To solve this, we resorted to generating multiple PDFs per invocation where possible to not only reduce the PDF generation time but also the number of function invocations to reduce the cost.

Multiple Generations Per Invocation

Most of the resources are consumed to start the Puppeteer per invocation.

To reduce resource utilization in cases where mass generation is required, we built the Puppeteer service to generate multiple PDF files in a single run.

This needs a change in the event we specified earlier to support compound generation information.

{
    "eventId": "<event UUID>",
    "timestamp": "<timestamp>",
    "files": [
        {
            "templateName": "<template name>",
            "writeLocation": "<write location>",
            "data": {...data for interpolation}
        }
    ]
}

Once the browser is initiated, we use the same browser instance to load multiple pages in parallel and print their PDFs.

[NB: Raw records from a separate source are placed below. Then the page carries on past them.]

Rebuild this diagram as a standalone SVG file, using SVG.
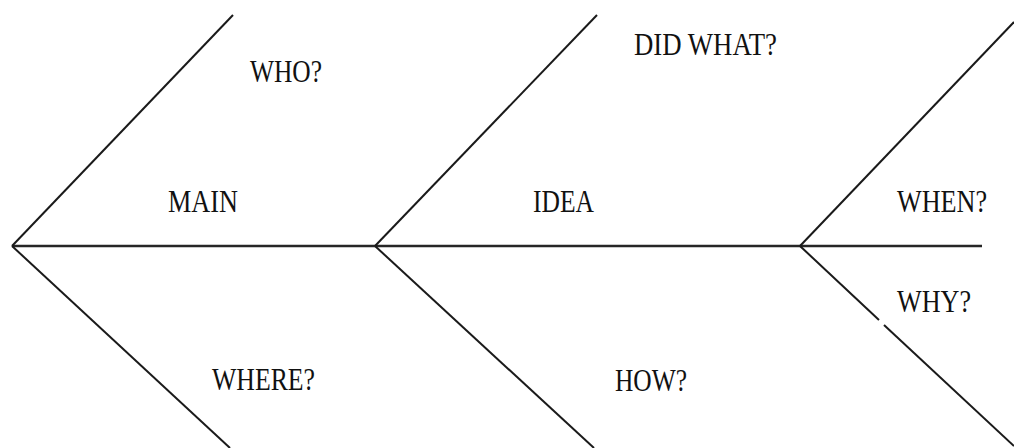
<svg xmlns="http://www.w3.org/2000/svg" width="1014" height="448" viewBox="0 0 1014 448">
<style>
.bone{stroke:#1a1a1a;stroke-width:2;fill:none;stroke-linecap:butt}
.spine{stroke:#262626;stroke-width:2.6;fill:none}
.lbl{font-family:"Liberation Serif","Times New Roman",serif;font-size:32px;fill:#111}
</style>
<rect width="1014" height="448" fill="#fff"/>
<g id="connectors">
<line class="spine" x1="12" y1="246" x2="982" y2="246"/>
<line class="bone" x1="12" y1="246" x2="233" y2="15"/>
<line class="bone" x1="12" y1="246" x2="230" y2="448"/>
<line class="bone" x1="375" y1="246" x2="597" y2="15"/>
<line class="bone" x1="375" y1="246" x2="594" y2="448"/>
<line class="bone" x1="800" y1="246" x2="1014" y2="22"/>
<line class="bone" x1="800" y1="246" x2="879" y2="320"/>
<line class="bone" x1="884" y1="325" x2="1014" y2="446"/>
</g>
<g id="who"><text class="lbl" x="250" y="82" textLength="72" lengthAdjust="spacingAndGlyphs">WHO?</text></g>
<g id="didwhat"><text class="lbl" x="634" y="55" textLength="143" lengthAdjust="spacingAndGlyphs">DID WHAT?</text></g>
<g id="main"><text class="lbl" x="168" y="212" textLength="70" lengthAdjust="spacingAndGlyphs">MAIN</text></g>
<g id="idea"><text class="lbl" x="533" y="212" textLength="61" lengthAdjust="spacingAndGlyphs">IDEA</text></g>
<g id="when"><text class="lbl" x="897" y="212" textLength="90" lengthAdjust="spacingAndGlyphs">WHEN?</text></g>
<g id="why"><text class="lbl" x="897" y="312" textLength="74" lengthAdjust="spacingAndGlyphs">WHY?</text></g>
<g id="where"><text class="lbl" x="212" y="390" textLength="103" lengthAdjust="spacingAndGlyphs">WHERE?</text></g>
<g id="how"><text class="lbl" x="615" y="391" textLength="72" lengthAdjust="spacingAndGlyphs">HOW?</text></g>
</svg>
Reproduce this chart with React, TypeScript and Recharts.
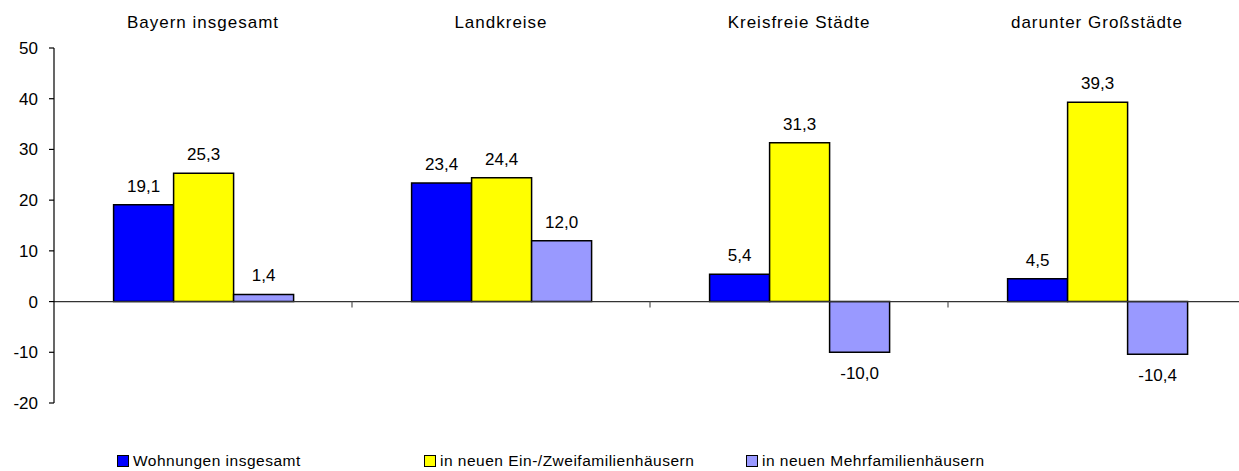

Here's what it looks like:

const browser = await puppeteer.launch(); // start browser

// for each file generate PDF (make sure to handle errors here)
await Promise.all(generatedTemplates.map(async (template) => {
    const page = await browser.newPage();
    const content = Buffer.from(template).toString('base64')
    await page.goto(`data:text/html;base64,${content}`, { waitUntil: 'networkidle0' });
    const pdf = await page.pdf({ format: 'a4' });
    await page.close();
    return pdf;
}))

It's also important to take into consideration that loading multiple pages in parallel can increase the memory utilization of a function. Thus, it is important to limit the number of files the function can process at the same time. For us, that number was 10.